-- Begin Data excerpt --

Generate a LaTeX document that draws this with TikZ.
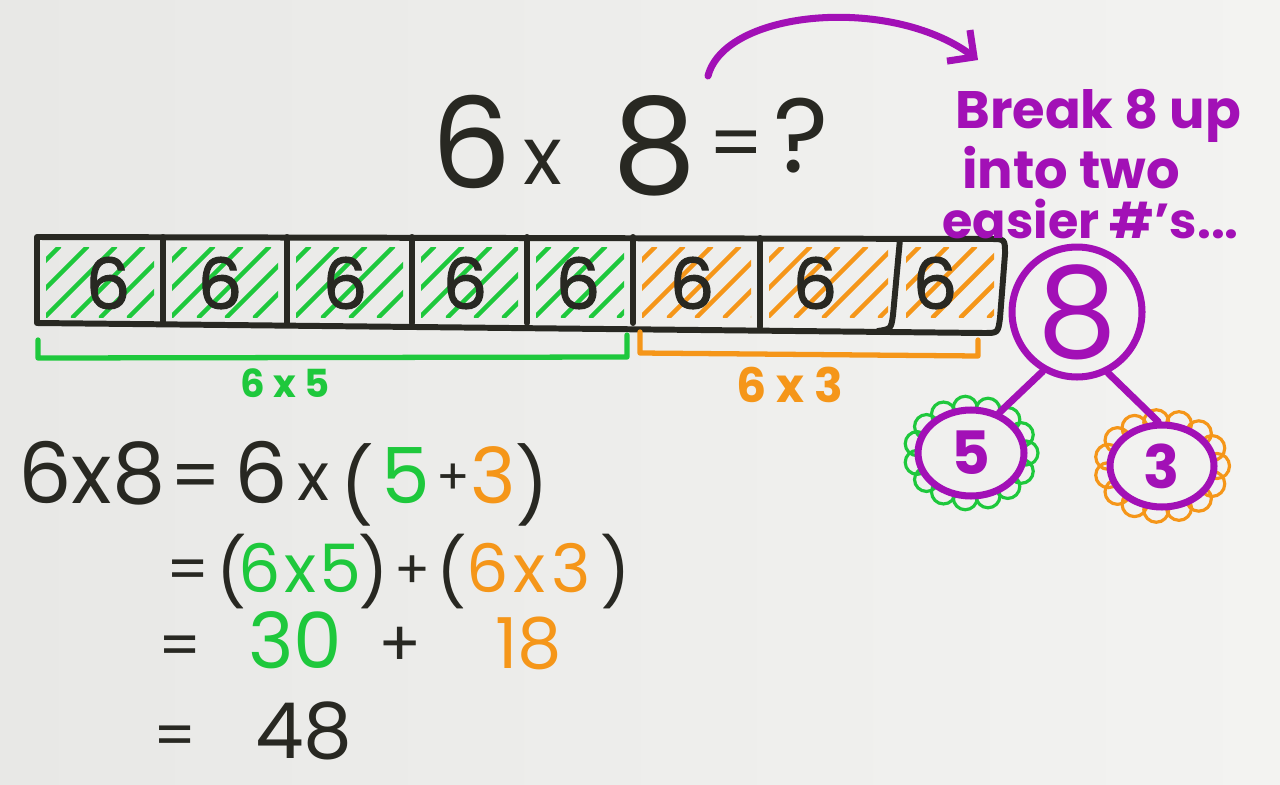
\documentclass[tikz,border=0pt]{standalone}
\usepackage{fontspec}
\setmainfont{Poppins}
\newfontfamily\thickfont[FakeBold=1.6]{Poppins}
\usetikzlibrary{arrows.meta,shapes.geometric}
\definecolor{bgl}{RGB}{232,232,230}
\definecolor{bgr}{RGB}{243,243,241}
\definecolor{maskg}{RGB}{240,240,238}
\definecolor{masko}{RGB}{242,242,240}
\definecolor{ink}{RGB}{40,40,34}
\definecolor{mgreen}{RGB}{30,200,60}
\definecolor{morange}{RGB}{245,150,25}
\definecolor{mpurple}{RGB}{162,16,182}
\newcommand{\myfs}[1]{\fontsize{#1}{#1}\selectfont}
\begin{document}
\begin{tikzpicture}[x=0.02cm,y=-0.02cm,
  outline/.style={draw=ink,line width=3.4pt,line join=round,line cap=round},
  hatch/.style={line width=2.6pt,line cap=round},
  celltxt/.style={text=ink,font=\myfs{40}\thickfont,inner sep=0pt},
  ptxt/.style={text=mpurple,font=\myfs{30}\bfseries,inner sep=0pt,anchor=base west},
  pline/.style={draw=mpurple,line width=4pt,line cap=round},
  eqtxt/.style={text=ink,inner sep=0pt,anchor=base west},
  ttl/.style={text=ink,inner sep=0pt},
  scallop/.style={line width=1.8pt},
]
\shade[left color=bgl,right color=bgr] (0,0) rectangle (1280,784);
\useasboundingbox (0,0) rectangle (1280,784);

% hatching
\foreach \xl/\xr/\c in {37/163/mgreen,163/287/mgreen,287/412/mgreen,412/527/mgreen,527/633/mgreen,633/760/morange,760/897/morange,897/1003/morange}{
  \begin{scope}
    \clip (\xl+9,247) rectangle (\xr-9,317);
    \foreach \a in {-76,-48,...,140}
      \draw[hatch,\c] (\xl+\a,317) -- (\xl+\a+70,247);
  \end{scope}
}

% bar outline
\draw[outline] (37,323) -- (37,237) -- (990,239) .. controls (1005,239) .. (1005,254)
  -- (1000,318) .. controls (998,333) .. (984,333) -- (37,323) -- cycle;
\foreach \xd in {163,287,412,527,633}
  \draw[outline] (\xd,237) -- (\xd,323);
\draw[outline] (760,238) -- (760,327);
\draw[outline] (900,239) -- (893,315) .. controls (891,329) .. (878,331);

% cell digits
\foreach \i/\xc in {1/108,2/220,3/345,4/465,5/578,6/692,7/815,8/935}
  \node[celltxt] (c\i) at (\xc,283) {6};

% brackets
\coordinate (gA) at (38,340); \coordinate (gB) at (38,358);
\coordinate (gC) at (627,357); \coordinate (gD) at (627,335);
\draw[mgreen,line width=3pt,line join=round,line cap=round] (gA) -- (gB) -- (gC) -- (gD);
\coordinate (oA) at (640,332); \coordinate (oB) at (640,353);
\coordinate (oC) at (978,356); \coordinate (oD) at (978,340);
\draw[morange,line width=3pt,line join=round,line cap=round] (oA) -- (oB) -- (oC) -- (oD);
\node[text=mgreen,font=\myfs{22}\bfseries,inner sep=0pt] (l65) at (285,383) {6 x 5};
\node[text=morange,font=\myfs{27}\bfseries,inner sep=0pt] (l63) at (790,385) {6 x 3};

% title
\node[ttl,font=\myfs{72}] (t6) at (472,142) {6};
\node[ttl,font=\myfs{46}] (tx) at (543,162) {x};
\node[ttl,font=\myfs{76}] (t8) at (655,146) {8};
\node[ttl,font=\myfs{44}] (teq) at (736,151) {=};
\node[ttl,font=\myfs{60}] (tq) at (801,136) {?};

% arrow
\coordinate (aS) at (708,76);
\coordinate (aE) at (978,60);
\draw[pline,-{Straight Barb[length=11pt,width=22pt]}] (aS) .. controls (725,10) and (890,-5) .. (aE);

% purple text
\node[ptxt] (p1) at (955,128) {Break 8 up};
\node[ptxt] (p2) at (962,188) {into two};
\node[ptxt,font=\myfs{28}\bfseries] (p3) at (942,238) {easier \#'s...};

% scallops
\begin{scope}[shift={(971,453)}]
  \foreach \a in {0,24,...,336}
    \draw[scallop,mgreen] (\a:1.1cm and 0.9cm) circle[radius=0.24cm];
  \fill[maskg] (0,0) ellipse[x radius=1.1cm,y radius=0.9cm];
\end{scope}
\begin{scope}[shift={(1162,466)}]
  \foreach \a in {0,24,...,336}
    \draw[scallop,morange] (\a:1.1cm and 0.88cm) circle[radius=0.25cm];
  \fill[masko] (0,0) ellipse[x radius=1.1cm,y radius=0.88cm];
\end{scope}

% tree
\node[circle,draw=mpurple,line width=4pt,minimum size=2.6cm,inner sep=0pt,text=mpurple,font=\myfs{72}] (n8) at (1077,312) {8};
\node[ellipse,draw=mpurple,line width=4pt,minimum width=2.12cm,minimum height=1.72cm,inner sep=0pt,text=mpurple,font=\myfs{34}\bfseries] (n5) at (971,453) {5};
\node[ellipse,draw=mpurple,line width=4pt,minimum width=2.08cm,minimum height=1.64cm,inner sep=0pt,text=mpurple,font=\myfs{34}\bfseries] (n3) at (1162,466) {3};
\draw[pline] (n8.240) -- (n5.55);
\draw[pline] (n8.297) -- (n3.95);

% equation line 1
\node[eqtxt,font=\myfs{48}] (e1a) at (18,503) {6x8};
\node[eqtxt,font=\myfs{40}] (e1b) at (170,500) {=};
\node[eqtxt,font=\myfs{48}] (e1c) at (234,503) {6};
\node[eqtxt,font=\myfs{38}] (e1d) at (297,500) {x};
\node[eqtxt,font=\myfs{42}] (e1e) at (340,512) {(};
\node[eqtxt,font=\myfs{44},text=mgreen] (e1f) at (381,503) {5};
\node[eqtxt,font=\myfs{28}] (e1g) at (436,494) {+};
\node[eqtxt,font=\myfs{44},text=morange] (e1h) at (470,503) {3};
\node[eqtxt,font=\myfs{42}] (e1i) at (515,512) {)};
% line 2
\node[eqtxt,font=\myfs{34}] (e2a) at (166,590) {=};
\node[eqtxt,font=\myfs{38}] (e2b) at (216,596) {(};
\node[eqtxt,font=\myfs{38},text=mgreen] (e2c) at (238,592) {6\hspace{2pt}x\hspace{2pt}5};
\node[eqtxt,font=\myfs{38}] (e2d) at (358,596) {)};
\node[eqtxt,font=\myfs{30}] (e2e) at (394,588) {+};
\node[eqtxt,font=\myfs{38}] (e2f) at (436,596) {(};
\node[eqtxt,font=\myfs{38},text=morange] (e2g) at (466,592) {6\hspace{3pt}x\hspace{3pt}3};
\node[eqtxt,font=\myfs{38}] (e2h) at (600,596) {)};
% line 3
\node[eqtxt,font=\myfs{34}] (e3q) at (158,666) {=};
\node[eqtxt,font=\myfs{44},text=mgreen] (e3a) at (248,668) {30};
\node[eqtxt,font=\myfs{36}] (e3p) at (378,666) {+};
\node[eqtxt,font=\myfs{40},text=morange] (e3b) at (495,668) {18};
% line 4
\node[eqtxt,font=\myfs{34}] (e4q) at (153,756) {=};
\node[eqtxt,font=\myfs{44}] (e4a) at (255,758) {48};
\end{tikzpicture}
\end{document}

-- End Data excerpt --

What you have to do. Every line should be retyped exactly, with the pictures omitted.

Answer to the problem.
Generate a LaTeX document that draws this with TikZ.
\documentclass[tikz,border=0pt]{standalone}
\usepackage{fontspec}
\setmainfont{Poppins}
\newfontfamily\thickfont[FakeBold=1.6]{Poppins}
\usetikzlibrary{arrows.meta,shapes.geometric}
\definecolor{bgl}{RGB}{232,232,230}
\definecolor{bgr}{RGB}{243,243,241}
\definecolor{maskg}{RGB}{240,240,238}
\definecolor{masko}{RGB}{242,242,240}
\definecolor{ink}{RGB}{40,40,34}
\definecolor{mgreen}{RGB}{30,200,60}
\definecolor{morange}{RGB}{245,150,25}
\definecolor{mpurple}{RGB}{162,16,182}
\newcommand{\myfs}[1]{\fontsize{#1}{#1}\selectfont}
\begin{document}
\begin{tikzpicture}[x=0.02cm,y=-0.02cm,
  outline/.style={draw=ink,line width=3.4pt,line join=round,line cap=round},
  hatch/.style={line width=2.6pt,line cap=round},
  celltxt/.style={text=ink,font=\myfs{40}\thickfont,inner sep=0pt},
  ptxt/.style={text=mpurple,font=\myfs{30}\bfseries,inner sep=0pt,anchor=base west},
  pline/.style={draw=mpurple,line width=4pt,line cap=round},
  eqtxt/.style={text=ink,inner sep=0pt,anchor=base west},
  ttl/.style={text=ink,inner sep=0pt},
  scallop/.style={line width=1.8pt},
]
\shade[left color=bgl,right color=bgr] (0,0) rectangle (1280,784);
\useasboundingbox (0,0) rectangle (1280,784);

% hatching
\foreach \xl/\xr/\c in {37/163/mgreen,163/287/mgreen,287/412/mgreen,412/527/mgreen,527/633/mgreen,633/760/morange,760/897/morange,897/1003/morange}{
  \begin{scope}
    \clip (\xl+9,247) rectangle (\xr-9,317);
    \foreach \a in {-76,-48,...,140}
      \draw[hatch,\c] (\xl+\a,317) -- (\xl+\a+70,247);
  \end{scope}
}

% bar outline
\draw[outline] (37,323) -- (37,237) -- (990,239) .. controls (1005,239) .. (1005,254)
  -- (1000,318) .. controls (998,333) .. (984,333) -- (37,323) -- cycle;
\foreach \xd in {163,287,412,527,633}
  \draw[outline] (\xd,237) -- (\xd,323);
\draw[outline] (760,238) -- (760,327);
\draw[outline] (900,239) -- (893,315) .. controls (891,329) .. (878,331);

% cell digits
\foreach \i/\xc in {1/108,2/220,3/345,4/465,5/578,6/692,7/815,8/935}
  \node[celltxt] (c\i) at (\xc,283) {6};

% brackets
\coordinate (gA) at (38,340); \coordinate (gB) at (38,358);
\coordinate (gC) at (627,357); \coordinate (gD) at (627,335);
\draw[mgreen,line width=3pt,line join=round,line cap=round] (gA) -- (gB) -- (gC) -- (gD);
\coordinate (oA) at (640,332); \coordinate (oB) at (640,353);
\coordinate (oC) at (978,356); \coordinate (oD) at (978,340);
\draw[morange,line width=3pt,line join=round,line cap=round] (oA) -- (oB) -- (oC) -- (oD);
\node[text=mgreen,font=\myfs{22}\bfseries,inner sep=0pt] (l65) at (285,383) {6 x 5};
\node[text=morange,font=\myfs{27}\bfseries,inner sep=0pt] (l63) at (790,385) {6 x 3};

% title
\node[ttl,font=\myfs{72}] (t6) at (472,142) {6};
\node[ttl,font=\myfs{46}] (tx) at (543,162) {x};
\node[ttl,font=\myfs{76}] (t8) at (655,146) {8};
\node[ttl,font=\myfs{44}] (teq) at (736,151) {=};
\node[ttl,font=\myfs{60}] (tq) at (801,136) {?};

% arrow
\coordinate (aS) at (708,76);
\coordinate (aE) at (978,60);
\draw[pline,-{Straight Barb[length=11pt,width=22pt]}] (aS) .. controls (725,10) and (890,-5) .. (aE);

% purple text
\node[ptxt] (p1) at (955,128) {Break 8 up};
\node[ptxt] (p2) at (962,188) {into two};
\node[ptxt,font=\myfs{28}\bfseries] (p3) at (942,238) {easier \#'s...};

% scallops
\begin{scope}[shift={(971,453)}]
  \foreach \a in {0,24,...,336}
    \draw[scallop,mgreen] (\a:1.1cm and 0.9cm) circle[radius=0.24cm];
  \fill[maskg] (0,0) ellipse[x radius=1.1cm,y radius=0.9cm];
\end{scope}
\begin{scope}[shift={(1162,466)}]
  \foreach \a in {0,24,...,336}
    \draw[scallop,morange] (\a:1.1cm and 0.88cm) circle[radius=0.25cm];
  \fill[masko] (0,0) ellipse[x radius=1.1cm,y radius=0.88cm];
\end{scope}

% tree
\node[circle,draw=mpurple,line width=4pt,minimum size=2.6cm,inner sep=0pt,text=mpurple,font=\myfs{72}] (n8) at (1077,312) {8};
\node[ellipse,draw=mpurple,line width=4pt,minimum width=2.12cm,minimum height=1.72cm,inner sep=0pt,text=mpurple,font=\myfs{34}\bfseries] (n5) at (971,453) {5};
\node[ellipse,draw=mpurple,line width=4pt,minimum width=2.08cm,minimum height=1.64cm,inner sep=0pt,text=mpurple,font=\myfs{34}\bfseries] (n3) at (1162,466) {3};
\draw[pline] (n8.240) -- (n5.55);
\draw[pline] (n8.297) -- (n3.95);

% equation line 1
\node[eqtxt,font=\myfs{48}] (e1a) at (18,503) {6x8};
\node[eqtxt,font=\myfs{40}] (e1b) at (170,500) {=};
\node[eqtxt,font=\myfs{48}] (e1c) at (234,503) {6};
\node[eqtxt,font=\myfs{38}] (e1d) at (297,500) {x};
\node[eqtxt,font=\myfs{42}] (e1e) at (340,512) {(};
\node[eqtxt,font=\myfs{44},text=mgreen] (e1f) at (381,503) {5};
\node[eqtxt,font=\myfs{28}] (e1g) at (436,494) {+};
\node[eqtxt,font=\myfs{44},text=morange] (e1h) at (470,503) {3};
\node[eqtxt,font=\myfs{42}] (e1i) at (515,512) {)};
% line 2
\node[eqtxt,font=\myfs{34}] (e2a) at (166,590) {=};
\node[eqtxt,font=\myfs{38}] (e2b) at (216,596) {(};
\node[eqtxt,font=\myfs{38},text=mgreen] (e2c) at (238,592) {6\hspace{2pt}x\hspace{2pt}5};
\node[eqtxt,font=\myfs{38}] (e2d) at (358,596) {)};
\node[eqtxt,font=\myfs{30}] (e2e) at (394,588) {+};
\node[eqtxt,font=\myfs{38}] (e2f) at (436,596) {(};
\node[eqtxt,font=\myfs{38},text=morange] (e2g) at (466,592) {6\hspace{3pt}x\hspace{3pt}3};
\node[eqtxt,font=\myfs{38}] (e2h) at (600,596) {)};
% line 3
\node[eqtxt,font=\myfs{34}] (e3q) at (158,666) {=};
\node[eqtxt,font=\myfs{44},text=mgreen] (e3a) at (248,668) {30};
\node[eqtxt,font=\myfs{36}] (e3p) at (378,666) {+};
\node[eqtxt,font=\myfs{40},text=morange] (e3b) at (495,668) {18};
% line 4
\node[eqtxt,font=\myfs{34}] (e4q) at (153,756) {=};
\node[eqtxt,font=\myfs{44}] (e4a) at (255,758) {48};
\end{tikzpicture}
\end{document}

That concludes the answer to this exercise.